**EXERCISE:**
Exclude images, then output the remaining data verbatim.

__________________________________________________

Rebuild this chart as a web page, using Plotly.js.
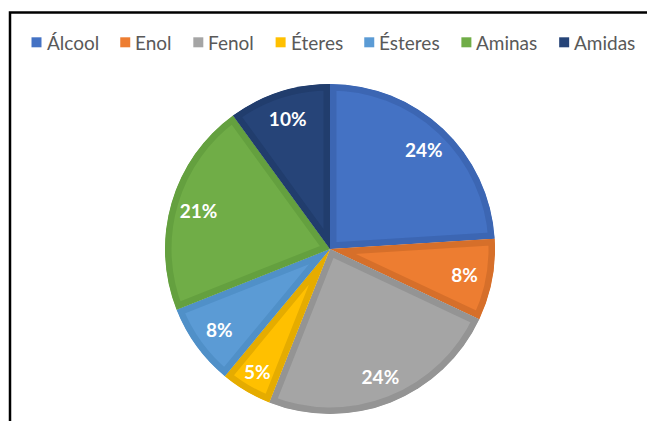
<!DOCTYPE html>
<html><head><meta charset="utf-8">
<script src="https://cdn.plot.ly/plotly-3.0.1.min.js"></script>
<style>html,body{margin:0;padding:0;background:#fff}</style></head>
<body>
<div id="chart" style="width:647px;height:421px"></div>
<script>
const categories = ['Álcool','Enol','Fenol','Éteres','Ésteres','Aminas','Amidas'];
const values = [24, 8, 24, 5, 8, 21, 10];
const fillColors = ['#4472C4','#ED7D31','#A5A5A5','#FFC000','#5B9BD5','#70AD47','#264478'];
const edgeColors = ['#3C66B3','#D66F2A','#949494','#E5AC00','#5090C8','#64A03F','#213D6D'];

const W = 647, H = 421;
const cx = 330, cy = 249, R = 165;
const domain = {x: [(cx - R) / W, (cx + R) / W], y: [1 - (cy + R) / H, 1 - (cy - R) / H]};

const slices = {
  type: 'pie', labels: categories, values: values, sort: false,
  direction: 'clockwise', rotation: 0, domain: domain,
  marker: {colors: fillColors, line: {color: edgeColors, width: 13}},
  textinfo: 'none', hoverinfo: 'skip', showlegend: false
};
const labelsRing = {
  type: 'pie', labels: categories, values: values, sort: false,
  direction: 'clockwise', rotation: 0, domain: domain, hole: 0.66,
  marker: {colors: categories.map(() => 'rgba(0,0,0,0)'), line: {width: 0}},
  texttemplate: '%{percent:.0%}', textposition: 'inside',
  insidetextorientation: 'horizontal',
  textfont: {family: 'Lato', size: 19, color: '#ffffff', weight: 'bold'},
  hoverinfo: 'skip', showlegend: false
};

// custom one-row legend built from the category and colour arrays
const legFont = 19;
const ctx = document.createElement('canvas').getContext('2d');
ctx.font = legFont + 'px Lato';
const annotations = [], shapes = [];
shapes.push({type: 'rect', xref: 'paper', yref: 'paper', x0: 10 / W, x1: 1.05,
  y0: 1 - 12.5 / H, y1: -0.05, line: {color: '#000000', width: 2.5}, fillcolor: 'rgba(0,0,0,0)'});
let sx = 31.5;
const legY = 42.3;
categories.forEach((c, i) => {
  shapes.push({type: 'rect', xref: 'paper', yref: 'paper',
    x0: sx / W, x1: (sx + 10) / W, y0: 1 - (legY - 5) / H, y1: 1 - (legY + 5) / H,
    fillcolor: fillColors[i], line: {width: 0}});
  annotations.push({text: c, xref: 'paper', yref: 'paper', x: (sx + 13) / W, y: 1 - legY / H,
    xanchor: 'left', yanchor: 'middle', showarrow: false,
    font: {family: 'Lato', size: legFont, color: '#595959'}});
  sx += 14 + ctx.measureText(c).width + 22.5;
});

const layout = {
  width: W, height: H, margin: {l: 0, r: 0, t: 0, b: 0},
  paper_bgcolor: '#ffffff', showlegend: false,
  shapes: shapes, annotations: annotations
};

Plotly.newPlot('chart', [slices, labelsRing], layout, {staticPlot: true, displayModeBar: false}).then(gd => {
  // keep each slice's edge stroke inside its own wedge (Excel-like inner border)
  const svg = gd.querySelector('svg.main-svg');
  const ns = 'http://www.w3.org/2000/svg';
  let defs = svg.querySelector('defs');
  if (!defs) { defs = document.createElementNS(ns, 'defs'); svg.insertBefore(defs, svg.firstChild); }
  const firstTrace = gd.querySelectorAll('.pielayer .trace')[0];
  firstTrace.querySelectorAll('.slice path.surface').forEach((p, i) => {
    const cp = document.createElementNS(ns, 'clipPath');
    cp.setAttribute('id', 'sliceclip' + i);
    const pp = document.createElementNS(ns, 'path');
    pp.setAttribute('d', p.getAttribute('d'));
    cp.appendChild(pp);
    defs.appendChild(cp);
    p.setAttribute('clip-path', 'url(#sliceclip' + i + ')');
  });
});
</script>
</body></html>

__________________________________________________

**RESULT FOR THIS TASK:**
Rebuild this chart as a web page, using Plotly.js.
<!DOCTYPE html>
<html><head><meta charset="utf-8">
<script src="https://cdn.plot.ly/plotly-3.0.1.min.js"></script>
<style>html,body{margin:0;padding:0;background:#fff}</style></head>
<body>
<div id="chart" style="width:647px;height:421px"></div>
<script>
const categories = ['Álcool','Enol','Fenol','Éteres','Ésteres','Aminas','Amidas'];
const values = [24, 8, 24, 5, 8, 21, 10];
const fillColors = ['#4472C4','#ED7D31','#A5A5A5','#FFC000','#5B9BD5','#70AD47','#264478'];
const edgeColors = ['#3C66B3','#D66F2A','#949494','#E5AC00','#5090C8','#64A03F','#213D6D'];

const W = 647, H = 421;
const cx = 330, cy = 249, R = 165;
const domain = {x: [(cx - R) / W, (cx + R) / W], y: [1 - (cy + R) / H, 1 - (cy - R) / H]};

const slices = {
  type: 'pie', labels: categories, values: values, sort: false,
  direction: 'clockwise', rotation: 0, domain: domain,
  marker: {colors: fillColors, line: {color: edgeColors, width: 13}},
  textinfo: 'none', hoverinfo: 'skip', showlegend: false
};
const labelsRing = {
  type: 'pie', labels: categories, values: values, sort: false,
  direction: 'clockwise', rotation: 0, domain: domain, hole: 0.66,
  marker: {colors: categories.map(() => 'rgba(0,0,0,0)'), line: {width: 0}},
  texttemplate: '%{percent:.0%}', textposition: 'inside',
  insidetextorientation: 'horizontal',
  textfont: {family: 'Lato', size: 19, color: '#ffffff', weight: 'bold'},
  hoverinfo: 'skip', showlegend: false
};

// custom one-row legend built from the category and colour arrays
const legFont = 19;
const ctx = document.createElement('canvas').getContext('2d');
ctx.font = legFont + 'px Lato';
const annotations = [], shapes = [];
shapes.push({type: 'rect', xref: 'paper', yref: 'paper', x0: 10 / W, x1: 1.05,
  y0: 1 - 12.5 / H, y1: -0.05, line: {color: '#000000', width: 2.5}, fillcolor: 'rgba(0,0,0,0)'});
let sx = 31.5;
const legY = 42.3;
categories.forEach((c, i) => {
  shapes.push({type: 'rect', xref: 'paper', yref: 'paper',
    x0: sx / W, x1: (sx + 10) / W, y0: 1 - (legY - 5) / H, y1: 1 - (legY + 5) / H,
    fillcolor: fillColors[i], line: {width: 0}});
  annotations.push({text: c, xref: 'paper', yref: 'paper', x: (sx + 13) / W, y: 1 - legY / H,
    xanchor: 'left', yanchor: 'middle', showarrow: false,
    font: {family: 'Lato', size: legFont, color: '#595959'}});
  sx += 14 + ctx.measureText(c).width + 22.5;
});

const layout = {
  width: W, height: H, margin: {l: 0, r: 0, t: 0, b: 0},
  paper_bgcolor: '#ffffff', showlegend: false,
  shapes: shapes, annotations: annotations
};

Plotly.newPlot('chart', [slices, labelsRing], layout, {staticPlot: true, displayModeBar: false}).then(gd => {
  // keep each slice's edge stroke inside its own wedge (Excel-like inner border)
  const svg = gd.querySelector('svg.main-svg');
  const ns = 'http://www.w3.org/2000/svg';
  let defs = svg.querySelector('defs');
  if (!defs) { defs = document.createElementNS(ns, 'defs'); svg.insertBefore(defs, svg.firstChild); }
  const firstTrace = gd.querySelectorAll('.pielayer .trace')[0];
  firstTrace.querySelectorAll('.slice path.surface').forEach((p, i) => {
    const cp = document.createElementNS(ns, 'clipPath');
    cp.setAttribute('id', 'sliceclip' + i);
    const pp = document.createElementNS(ns, 'path');
    pp.setAttribute('d', p.getAttribute('d'));
    cp.appendChild(pp);
    defs.appendChild(cp);
    p.setAttribute('clip-path', 'url(#sliceclip' + i + ')');
  });
});
</script>
</body></html>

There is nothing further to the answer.